The Library was an amazingly light filled space – which covered a number of floors. The parliamentary Librarian showed us round for approximately 50 miutes. We went from floor to floor, and saw the MP’s reading room, special collections of the first PM and the collected works of Gandi, and storage areas. The items in the collection are for use by MP’s and their staff, although the staff use the library to get the information that the MP’s require. A few 100 people work at the rary in a variety of levels. They do have a library catclogue – but only for items after 1991. Everything else is on card catalogues. I would of loved to have taken photos – but alas cameras are not allowed in the building. We even saw the parliamentary debates from Australia – they have a recipricol arrangement with Canberra – we’ll send you ours if you send us yours.
While we were visiting the stacks the staff were celebrating the installation of a new computer and were eating sweets – we were also given a piece. However they only have two computers down there – we are very lucky! It was a great tour 🙂
Sorry no photos yet. Need to find a computer with reliable USB connection…. Will find one don’t worry!
If I could, I would show you some photos of the beautiful avenues that are in New Delhi. Tree lined streets that would put many a big-city to shame. The quiet relaxing parks, where you can hardly hear a horn, and the prim and proper Mughal gardens – part of the President’s house – so Two security checks and pat downs, a free paradise shared by many an Indian tourist! Sorry I can never upload a photo from this garden because no cameras are allowed.
The capital buildings and the layout of New Delhi is impressive and I certainly look forward to returning to see how Delhi develops this fundmanetally european city.

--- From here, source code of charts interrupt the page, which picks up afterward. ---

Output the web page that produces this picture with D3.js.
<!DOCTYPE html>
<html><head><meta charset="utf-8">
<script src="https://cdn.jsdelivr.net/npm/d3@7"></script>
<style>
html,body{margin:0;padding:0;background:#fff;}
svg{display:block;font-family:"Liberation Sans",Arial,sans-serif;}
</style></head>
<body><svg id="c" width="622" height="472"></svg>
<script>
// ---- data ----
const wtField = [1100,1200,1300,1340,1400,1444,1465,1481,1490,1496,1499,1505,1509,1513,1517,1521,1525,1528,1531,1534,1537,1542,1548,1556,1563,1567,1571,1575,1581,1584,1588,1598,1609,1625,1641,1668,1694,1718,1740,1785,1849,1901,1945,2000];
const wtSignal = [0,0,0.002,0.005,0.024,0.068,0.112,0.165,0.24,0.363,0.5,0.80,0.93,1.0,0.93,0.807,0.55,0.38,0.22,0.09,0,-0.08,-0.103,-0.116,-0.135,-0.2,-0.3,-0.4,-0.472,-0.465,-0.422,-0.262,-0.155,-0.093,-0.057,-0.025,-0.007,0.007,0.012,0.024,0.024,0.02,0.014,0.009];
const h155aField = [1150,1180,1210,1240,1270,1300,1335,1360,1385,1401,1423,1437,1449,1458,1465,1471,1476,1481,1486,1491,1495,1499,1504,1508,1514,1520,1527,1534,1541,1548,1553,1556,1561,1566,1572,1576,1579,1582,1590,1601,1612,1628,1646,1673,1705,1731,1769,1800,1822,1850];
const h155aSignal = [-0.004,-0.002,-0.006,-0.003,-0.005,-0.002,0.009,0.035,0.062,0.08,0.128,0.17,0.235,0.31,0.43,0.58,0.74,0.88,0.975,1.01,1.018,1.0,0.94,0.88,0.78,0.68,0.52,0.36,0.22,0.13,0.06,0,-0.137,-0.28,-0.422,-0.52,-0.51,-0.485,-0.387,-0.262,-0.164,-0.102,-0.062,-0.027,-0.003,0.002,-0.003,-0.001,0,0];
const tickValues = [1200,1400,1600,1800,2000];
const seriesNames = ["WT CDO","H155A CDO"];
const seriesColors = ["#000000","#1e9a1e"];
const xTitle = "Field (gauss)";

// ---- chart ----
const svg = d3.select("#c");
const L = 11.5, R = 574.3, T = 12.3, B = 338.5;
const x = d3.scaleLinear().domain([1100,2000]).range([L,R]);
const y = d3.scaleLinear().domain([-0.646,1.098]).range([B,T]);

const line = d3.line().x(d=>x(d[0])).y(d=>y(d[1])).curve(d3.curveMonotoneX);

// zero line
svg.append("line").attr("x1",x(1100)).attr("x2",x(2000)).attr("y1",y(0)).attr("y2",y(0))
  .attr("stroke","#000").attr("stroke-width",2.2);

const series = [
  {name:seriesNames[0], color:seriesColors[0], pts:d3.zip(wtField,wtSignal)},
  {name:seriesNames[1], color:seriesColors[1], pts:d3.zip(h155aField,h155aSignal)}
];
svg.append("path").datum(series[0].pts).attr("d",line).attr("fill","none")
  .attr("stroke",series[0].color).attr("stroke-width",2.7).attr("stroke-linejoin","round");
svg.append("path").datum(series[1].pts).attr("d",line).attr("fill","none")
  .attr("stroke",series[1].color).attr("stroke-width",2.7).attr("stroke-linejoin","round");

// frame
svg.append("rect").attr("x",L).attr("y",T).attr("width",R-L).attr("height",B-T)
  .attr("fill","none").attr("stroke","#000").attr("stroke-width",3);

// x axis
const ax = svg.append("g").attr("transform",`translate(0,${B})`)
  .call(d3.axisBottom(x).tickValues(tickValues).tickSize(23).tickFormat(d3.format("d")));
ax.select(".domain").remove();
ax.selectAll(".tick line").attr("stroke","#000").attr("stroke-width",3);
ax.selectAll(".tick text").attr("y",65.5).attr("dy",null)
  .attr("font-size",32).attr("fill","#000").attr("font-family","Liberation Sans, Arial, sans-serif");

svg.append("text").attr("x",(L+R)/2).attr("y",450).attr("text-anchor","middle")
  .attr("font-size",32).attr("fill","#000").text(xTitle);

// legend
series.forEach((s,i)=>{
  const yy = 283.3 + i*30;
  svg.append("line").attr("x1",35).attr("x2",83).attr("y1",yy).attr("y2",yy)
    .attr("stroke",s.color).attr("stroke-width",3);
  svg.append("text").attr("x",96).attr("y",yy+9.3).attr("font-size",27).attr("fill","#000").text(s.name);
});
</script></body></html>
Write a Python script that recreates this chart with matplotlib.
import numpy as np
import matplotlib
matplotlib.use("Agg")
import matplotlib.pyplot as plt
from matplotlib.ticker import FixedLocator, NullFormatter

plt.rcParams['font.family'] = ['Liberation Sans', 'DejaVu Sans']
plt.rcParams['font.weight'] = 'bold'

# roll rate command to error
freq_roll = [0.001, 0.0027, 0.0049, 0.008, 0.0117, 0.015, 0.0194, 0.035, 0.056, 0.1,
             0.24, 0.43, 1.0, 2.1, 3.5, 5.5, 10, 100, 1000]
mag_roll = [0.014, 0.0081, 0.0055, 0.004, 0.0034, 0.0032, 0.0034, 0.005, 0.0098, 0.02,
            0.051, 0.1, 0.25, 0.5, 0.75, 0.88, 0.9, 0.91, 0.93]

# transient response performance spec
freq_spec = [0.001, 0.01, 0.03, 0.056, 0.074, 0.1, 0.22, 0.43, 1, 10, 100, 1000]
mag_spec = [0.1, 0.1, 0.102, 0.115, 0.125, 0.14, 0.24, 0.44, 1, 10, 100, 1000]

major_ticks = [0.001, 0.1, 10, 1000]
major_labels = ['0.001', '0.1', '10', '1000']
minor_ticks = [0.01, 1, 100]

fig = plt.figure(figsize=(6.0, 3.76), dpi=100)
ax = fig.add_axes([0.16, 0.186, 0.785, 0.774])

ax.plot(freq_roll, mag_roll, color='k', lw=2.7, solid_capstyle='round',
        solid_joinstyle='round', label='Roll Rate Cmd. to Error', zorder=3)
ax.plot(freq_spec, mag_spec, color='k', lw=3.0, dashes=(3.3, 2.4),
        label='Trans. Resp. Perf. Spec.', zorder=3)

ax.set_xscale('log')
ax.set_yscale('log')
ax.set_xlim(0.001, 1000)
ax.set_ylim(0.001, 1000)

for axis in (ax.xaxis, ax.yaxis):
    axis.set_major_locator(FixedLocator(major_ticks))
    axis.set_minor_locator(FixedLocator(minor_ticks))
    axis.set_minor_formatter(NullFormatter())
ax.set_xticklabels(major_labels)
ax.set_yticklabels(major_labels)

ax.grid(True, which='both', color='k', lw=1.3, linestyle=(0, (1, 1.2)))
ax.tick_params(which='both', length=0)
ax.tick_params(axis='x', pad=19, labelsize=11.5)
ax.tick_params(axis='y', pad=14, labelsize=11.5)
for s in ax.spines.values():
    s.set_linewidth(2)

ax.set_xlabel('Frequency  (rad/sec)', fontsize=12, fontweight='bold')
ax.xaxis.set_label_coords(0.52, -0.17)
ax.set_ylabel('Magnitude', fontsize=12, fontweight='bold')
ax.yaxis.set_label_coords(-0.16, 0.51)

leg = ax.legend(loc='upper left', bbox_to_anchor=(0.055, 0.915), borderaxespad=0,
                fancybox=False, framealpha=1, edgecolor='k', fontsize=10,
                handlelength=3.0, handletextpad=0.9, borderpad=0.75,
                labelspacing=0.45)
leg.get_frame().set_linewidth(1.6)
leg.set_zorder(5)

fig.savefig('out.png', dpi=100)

The start is already present in Connaught Place with an increading number of boutique refitting these glourious old buildings. P.s. don’t ask about Helen’s shopping frenzy!!
Off to Agra tomorrow.
P.s. All is well on the health front and we’ve eaten lots of yummy food. Including Indian sweets shared by Parliamentary Library Assistants celebrating the installation of a new computer.
In Delhi… so far I am absolutely enjoying it!
After a short flight (no entertainment contained in the headrest in the seat in front), watching a bollywood movie (don’t ask me what teh title was I had a hard enough time reading the subtitles from the big screen)… we arrived in Delhi at 9:50pm on Wednesday evening.
Prior to going on this holiday, we read a lot of books about what it would be like, there were a few things that need correcting:
- the queue for immigration for the “foreign passport holders” was as long as the line for those from India. No longer than what we have experienced in the US
- Yes there is smog… but really its not that bad (unless we are just lucky). The smog results from people cooking and heating with coal/wood. Just like going for a walk around where we live in winter – just more intense!
- Personal space – according to a number of the books read/listened to (even on the place!) personal space is practically non existent.. but I have found that it is no different to New York.
The drive from the airport to the YWCA was long… but amazing. People honk their horn a lot… it is even printed on the back of trucks “please honk horn”. Even as I sit here now I can hear horns being honked by the cars and auto-rickshaws on the road.
There are some lanes marked on the road.. but they really appear to have no meaning that I can see. The same goes for Zebra crossings… just take your chance and go!